The Los Angeles Times (10/21, Song, Felch) reports that "the New York City school system announced Wednesday that it will release ratings for nearly 12,000 teachers based on student test scores" on Friday, a move that "the city's teachers union said it would fight." Following "series of Los Angeles Times stories in August that analyzed 6,000 elementary school teachers' effectiveness in raising" student test scores, New York City education officials had initially said "that they intended to keep [such] sensitive information private." But, they later said that "they could not find an exemption to state records laws that would preclude disclosure." Experts say that releasing teacher scores in New York City will raise the likelihood of similar action nationwide.
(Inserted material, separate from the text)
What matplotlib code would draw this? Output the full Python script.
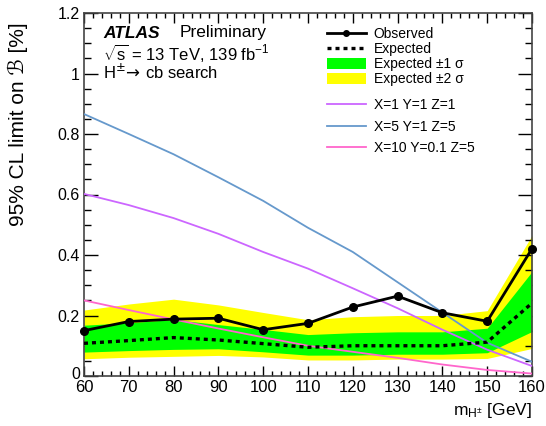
import matplotlib
matplotlib.use("Agg")
import matplotlib.pyplot as plt
import matplotlib.transforms as mtransforms
from matplotlib.ticker import MultipleLocator, FixedLocator, FixedFormatter
from matplotlib.lines import Line2D
from matplotlib.patches import Patch

plt.rcParams['font.family'] = ['Liberation Sans', 'DejaVu Sans']
plt.rcParams['mathtext.fontset'] = 'custom'
plt.rcParams['mathtext.rm'] = 'Liberation Sans'
plt.rcParams['mathtext.it'] = 'Liberation Sans:italic'

# Charged Higgs mass points [GeV]
mass = [60, 70, 80, 90, 100, 110, 120, 130, 140, 150, 160]

# 95% CL limits on B(t -> H+ b) x B(H+ -> cb) [%]
observed = [0.150, 0.180, 0.188, 0.191, 0.153, 0.174, 0.228, 0.264, 0.209, 0.181, 0.421]
expected = [0.108, 0.117, 0.127, 0.119, 0.107, 0.095, 0.100, 0.100, 0.100, 0.112, 0.241]
exp_p1 = [0.168, 0.176, 0.187, 0.170, 0.154, 0.137, 0.143, 0.146, 0.146, 0.158, 0.345]
exp_m1 = [0.079, 0.084, 0.088, 0.090, 0.080, 0.069, 0.069, 0.072, 0.072, 0.077, 0.147]
exp_p2 = [0.218, 0.238, 0.254, 0.235, 0.210, 0.186, 0.196, 0.200, 0.200, 0.216, 0.465]
exp_m2 = [0.057, 0.062, 0.065, 0.068, 0.063, 0.053, 0.053, 0.056, 0.056, 0.058, 0.091]

# 3HDM benchmark predictions
model_labels = ["X=1 Y=1 Z=1", "X=5 Y=1 Z=5", "X=10 Y=0.1 Z=5"]
model_colors = ["#cc66ff", "#6699cc", "#ff66cc"]
model_x1 = [0.602, 0.565, 0.522, 0.470, 0.410, 0.355, 0.290, 0.224, 0.153, 0.087, 0.033]
model_x5 = [0.866, 0.800, 0.733, 0.657, 0.579, 0.490, 0.410, 0.310, 0.210, 0.110, 0.047]
model_x10 = [0.250, 0.218, 0.187, 0.157, 0.128, 0.100, 0.080, 0.060, 0.038, 0.020, 0.008]
models = [model_x1, model_x5, model_x10]

x_ticks = [60, 70, 80, 90, 100, 110, 120, 130, 140, 150, 160]
y_ticks = [0, 0.2, 0.4, 0.6, 0.8, 1.0, 1.2]
y_tick_labels = ["0", "0.2", "0.4", "0.6", "0.8", "1", "1.2"]

W, H = 546, 426
fig = plt.figure(figsize=(W / 100, H / 100), dpi=100)
ax = fig.add_axes([84 / W, 1 - 376 / H, 448 / W, 363 / H])

ax.fill_between(mass, exp_m2, exp_p2, color="#ffff00", lw=0, zorder=1)
ax.fill_between(mass, exp_m1, exp_p1, color="#00ff00", lw=0, zorder=2)
ax.plot(mass, expected, color="black", ls=(0, (1.2, 1.2)), lw=2.4, zorder=4)
for vals, col in zip(models, model_colors):
    ax.plot(mass, vals, color=col, lw=1.3, zorder=3)
ax.plot(mass, observed, color="black", lw=2.0, marker="o", ms=5.5, zorder=5,
        clip_on=False)

ax.set_xlim(60, 160)
ax.set_ylim(0, 1.2)
ax.xaxis.set_major_locator(FixedLocator(x_ticks))
ax.xaxis.set_minor_locator(MultipleLocator(2))
ax.yaxis.set_major_locator(FixedLocator(y_ticks))
ax.yaxis.set_major_formatter(FixedFormatter(y_tick_labels))
ax.yaxis.set_minor_locator(MultipleLocator(0.05))

ax.tick_params(axis="both", which="both", direction="in", top=True, right=True,
               width=1.0, color="black")
ax.tick_params(axis="x", which="major", length=7.5, labelsize=12, pad=3)
ax.tick_params(axis="x", which="minor", length=3.8)
ax.tick_params(axis="y", which="major", length=10, labelsize=11.5, pad=3)
ax.tick_params(axis="y", which="minor", length=5)
for s in ax.spines.values():
    s.set_linewidth(1.2)
    s.set_color("#444444")

# lift the "0" label a little so it clears the "60" below it
fig.canvas.draw()
zero_lbl = ax.yaxis.get_majorticklabels()[0]
zero_lbl.set_transform(zero_lbl.get_transform() +
                       mtransforms.ScaledTranslation(0, 3 / 100, fig.dpi_scale_trans))

# Axis titles
fig.text(18 / W, 1 - 22 / H, "95% CL limit on ℬ [%]", rotation=90,
         ha="center", va="top", fontsize=15)
fig.text(532 / W, 1 - 410 / H, r"m$_{\mathregular{H^{\pm}}}$ [GeV]",
         ha="right", va="center", fontsize=12.5)

# Experiment labels
fig.text(103 / W, 1 - 33 / H, "ATLAS", fontsize=12.5, fontweight="bold",
         fontstyle="italic", ha="left", va="center")
fig.text(180 / W, 1 - 33 / H, "Preliminary", fontsize=12.5,
         ha="left", va="center")
fig.text(103 / W, 1 - 53 / H, r"$\sqrt{\mathregular{s}}$ = 13 TeV, 139 fb$^{\mathregular{-1}}$",
         fontsize=12, ha="left", va="center")
fig.text(103 / W, 1 - 72 / H, r"H$^{\pm}\!\rightarrow\!$ cb search",
         fontsize=12, ha="left", va="center", math_fontfamily="dejavusans")

# Legends
h1 = [Line2D([], [], color="black", lw=2.0, marker="o", ms=4),
      Line2D([], [], color="black", ls=(0, (1.2, 1.2)), lw=2.4),
      Patch(facecolor="#00ff00", lw=0),
      Patch(facecolor="#ffff00", lw=0)]
l1 = ["Observed", "Expected", "Expected ±1 σ", "Expected ±2 σ"]
leg1 = fig.legend(h1, l1, loc="upper left", bbox_to_anchor=(327 / W, 1 - 27 / H),
                  frameon=False, fontsize=10, handlelength=2.8, handleheight=0.8,
                  handletextpad=0.55, labelspacing=0.08, borderpad=0,
                  borderaxespad=0)
h2 = [Line2D([], [], color=c, lw=1.3) for c in model_colors]
leg2 = fig.legend(h2, model_labels, loc="upper left",
                  bbox_to_anchor=(327 / W, 1 - 98 / H), frameon=False,
                  fontsize=10, handlelength=2.8, handletextpad=0.55,
                  labelspacing=0.55, borderpad=0, borderaxespad=0)

fig.savefig("out.png", dpi=100)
The New York Times (10/21, Otterman) reports that "the reports include the names of teachers and their schools." The Times adds that last year, school principals "were instructed to use" value-added reports "in teacher evaluations and tenure decisions. But" in the past, education officials had "refused to make the reports public because of an agreement with the teachers' union and because of concerns that their release could compromise student privacy."
The New York Daily News (10/21, Kolodner, Monahan) reports that teachers union "officials will go to court as early as Thursday to block the city Education Department from releasing the teachers' names and ratings." The Daily News notes that "Education experts have criticized the plan to release the rankings, citing flaws in the tests and in the reports' methodology."